-- What is expected --
Exclude images, then output the remaining data verbatim.

-- Dataset content --

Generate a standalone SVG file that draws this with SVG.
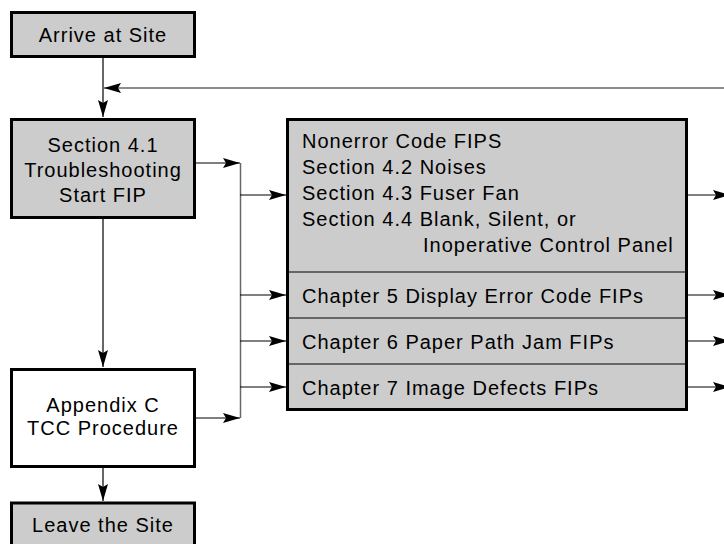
<svg xmlns="http://www.w3.org/2000/svg" width="724" height="544" viewBox="0 0 724 544">
<style>
.box{fill:#cccccc;stroke:#000;stroke-width:3}
.wbox{fill:#ffffff;stroke:#000;stroke-width:3}
.div{fill:none;stroke:#000;stroke-width:1.2}
text{font-family:"Liberation Sans",Arial,Helvetica,sans-serif;font-size:20px;letter-spacing:1px;fill:#000}
.c{text-anchor:middle}
.ln{fill:none;stroke:#000;stroke-width:1.2}
.gl{fill:none;stroke:#666;stroke-width:1.5}
.ah{fill:#000}
</style>
<defs>
<marker id="arr" markerWidth="17" markerHeight="10" refX="17" refY="5" orient="auto" markerUnits="userSpaceOnUse">
<path d="M0,0 L17,5 L0,10 L3,5 Z" fill="#000"/>
</marker>
</defs>
<g id="connectors">
<line class="ln" x1="103" y1="57" x2="103" y2="117" marker-end="url(#arr)"/>
<line class="gl" x1="724" y1="88" x2="104" y2="88" marker-end="url(#arr)"/>
<line class="ln" x1="103" y1="218" x2="103" y2="367" marker-end="url(#arr)"/>
<line class="ln" x1="103" y1="467" x2="103" y2="501" marker-end="url(#arr)"/>
<line class="ln" x1="195" y1="163" x2="240" y2="163" marker-end="url(#arr)"/>
<line class="ln" x1="195" y1="418" x2="240" y2="418" marker-end="url(#arr)"/>
<line class="gl" x1="240.5" y1="163" x2="240.5" y2="418"/>
<line class="ln" x1="240" y1="195" x2="286" y2="195" marker-end="url(#arr)"/>
<line class="ln" x1="240" y1="295" x2="286" y2="295" marker-end="url(#arr)"/>
<line class="ln" x1="240" y1="341" x2="286" y2="341" marker-end="url(#arr)"/>
<line class="ln" x1="240" y1="387" x2="286" y2="387" marker-end="url(#arr)"/>
<line class="ln" x1="688" y1="195" x2="730" y2="195" marker-end="url(#arr)"/>
<line class="ln" x1="688" y1="295" x2="730" y2="295" marker-end="url(#arr)"/>
<line class="ln" x1="688" y1="341" x2="730" y2="341" marker-end="url(#arr)"/>
<line class="ln" x1="688" y1="387" x2="730" y2="387" marker-end="url(#arr)"/>
</g>
<g id="arrive">
<rect class="box" x="11.5" y="12.5" width="183" height="44"/>
<text class="c" x="103" y="42">Arrive at Site</text>
</g>
<g id="section41">
<rect class="box" x="11.5" y="119.5" width="183" height="98"/>
<text class="c" x="103" y="152">Section 4.1</text>
<text class="c" x="103" y="177">Troubleshooting</text>
<text class="c" x="103" y="202">Start FIP</text>
</g>
<g id="appendix">
<rect class="wbox" x="11.5" y="369.5" width="183" height="97"/>
<text class="c" x="103" y="411.5">Appendix C</text>
<text class="c" x="103" y="435">TCC Procedure</text>
</g>
<g id="leave">
<rect class="box" x="11.5" y="503" width="183" height="50"/>
<text class="c" x="103" y="531.5">Leave the Site</text>
</g>
<g id="fips">
<rect class="box" x="287.5" y="119.5" width="399" height="290"/>
<line class="div" x1="287" y1="272" x2="687" y2="272"/>
<line class="div" x1="287" y1="318" x2="687" y2="318"/>
<line class="div" x1="287" y1="364" x2="687" y2="364"/>
<text x="302" y="148">Nonerror Code FIPS</text>
<text x="302" y="174">Section 4.2 Noises</text>
<text x="302" y="200">Section 4.3 Fuser Fan</text>
<text x="302" y="226">Section 4.4 Blank, Silent, or</text>
<text x="423" y="252">Inoperative Control Panel</text>
<text x="302" y="303">Chapter 5 Display Error Code FIPs</text>
<text x="302" y="349">Chapter 6 Paper Path Jam FIPs</text>
<text x="302" y="395">Chapter 7 Image Defects FIPs</text>
</g>
</svg>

-- The output --
Generate a standalone SVG file that draws this with SVG.
<svg xmlns="http://www.w3.org/2000/svg" width="724" height="544" viewBox="0 0 724 544">
<style>
.box{fill:#cccccc;stroke:#000;stroke-width:3}
.wbox{fill:#ffffff;stroke:#000;stroke-width:3}
.div{fill:none;stroke:#000;stroke-width:1.2}
text{font-family:"Liberation Sans",Arial,Helvetica,sans-serif;font-size:20px;letter-spacing:1px;fill:#000}
.c{text-anchor:middle}
.ln{fill:none;stroke:#000;stroke-width:1.2}
.gl{fill:none;stroke:#666;stroke-width:1.5}
.ah{fill:#000}
</style>
<defs>
<marker id="arr" markerWidth="17" markerHeight="10" refX="17" refY="5" orient="auto" markerUnits="userSpaceOnUse">
<path d="M0,0 L17,5 L0,10 L3,5 Z" fill="#000"/>
</marker>
</defs>
<g id="connectors">
<line class="ln" x1="103" y1="57" x2="103" y2="117" marker-end="url(#arr)"/>
<line class="gl" x1="724" y1="88" x2="104" y2="88" marker-end="url(#arr)"/>
<line class="ln" x1="103" y1="218" x2="103" y2="367" marker-end="url(#arr)"/>
<line class="ln" x1="103" y1="467" x2="103" y2="501" marker-end="url(#arr)"/>
<line class="ln" x1="195" y1="163" x2="240" y2="163" marker-end="url(#arr)"/>
<line class="ln" x1="195" y1="418" x2="240" y2="418" marker-end="url(#arr)"/>
<line class="gl" x1="240.5" y1="163" x2="240.5" y2="418"/>
<line class="ln" x1="240" y1="195" x2="286" y2="195" marker-end="url(#arr)"/>
<line class="ln" x1="240" y1="295" x2="286" y2="295" marker-end="url(#arr)"/>
<line class="ln" x1="240" y1="341" x2="286" y2="341" marker-end="url(#arr)"/>
<line class="ln" x1="240" y1="387" x2="286" y2="387" marker-end="url(#arr)"/>
<line class="ln" x1="688" y1="195" x2="730" y2="195" marker-end="url(#arr)"/>
<line class="ln" x1="688" y1="295" x2="730" y2="295" marker-end="url(#arr)"/>
<line class="ln" x1="688" y1="341" x2="730" y2="341" marker-end="url(#arr)"/>
<line class="ln" x1="688" y1="387" x2="730" y2="387" marker-end="url(#arr)"/>
</g>
<g id="arrive">
<rect class="box" x="11.5" y="12.5" width="183" height="44"/>
<text class="c" x="103" y="42">Arrive at Site</text>
</g>
<g id="section41">
<rect class="box" x="11.5" y="119.5" width="183" height="98"/>
<text class="c" x="103" y="152">Section 4.1</text>
<text class="c" x="103" y="177">Troubleshooting</text>
<text class="c" x="103" y="202">Start FIP</text>
</g>
<g id="appendix">
<rect class="wbox" x="11.5" y="369.5" width="183" height="97"/>
<text class="c" x="103" y="411.5">Appendix C</text>
<text class="c" x="103" y="435">TCC Procedure</text>
</g>
<g id="leave">
<rect class="box" x="11.5" y="503" width="183" height="50"/>
<text class="c" x="103" y="531.5">Leave the Site</text>
</g>
<g id="fips">
<rect class="box" x="287.5" y="119.5" width="399" height="290"/>
<line class="div" x1="287" y1="272" x2="687" y2="272"/>
<line class="div" x1="287" y1="318" x2="687" y2="318"/>
<line class="div" x1="287" y1="364" x2="687" y2="364"/>
<text x="302" y="148">Nonerror Code FIPS</text>
<text x="302" y="174">Section 4.2 Noises</text>
<text x="302" y="200">Section 4.3 Fuser Fan</text>
<text x="302" y="226">Section 4.4 Blank, Silent, or</text>
<text x="423" y="252">Inoperative Control Panel</text>
<text x="302" y="303">Chapter 5 Display Error Code FIPs</text>
<text x="302" y="349">Chapter 6 Paper Path Jam FIPs</text>
<text x="302" y="395">Chapter 7 Image Defects FIPs</text>
</g>
</svg>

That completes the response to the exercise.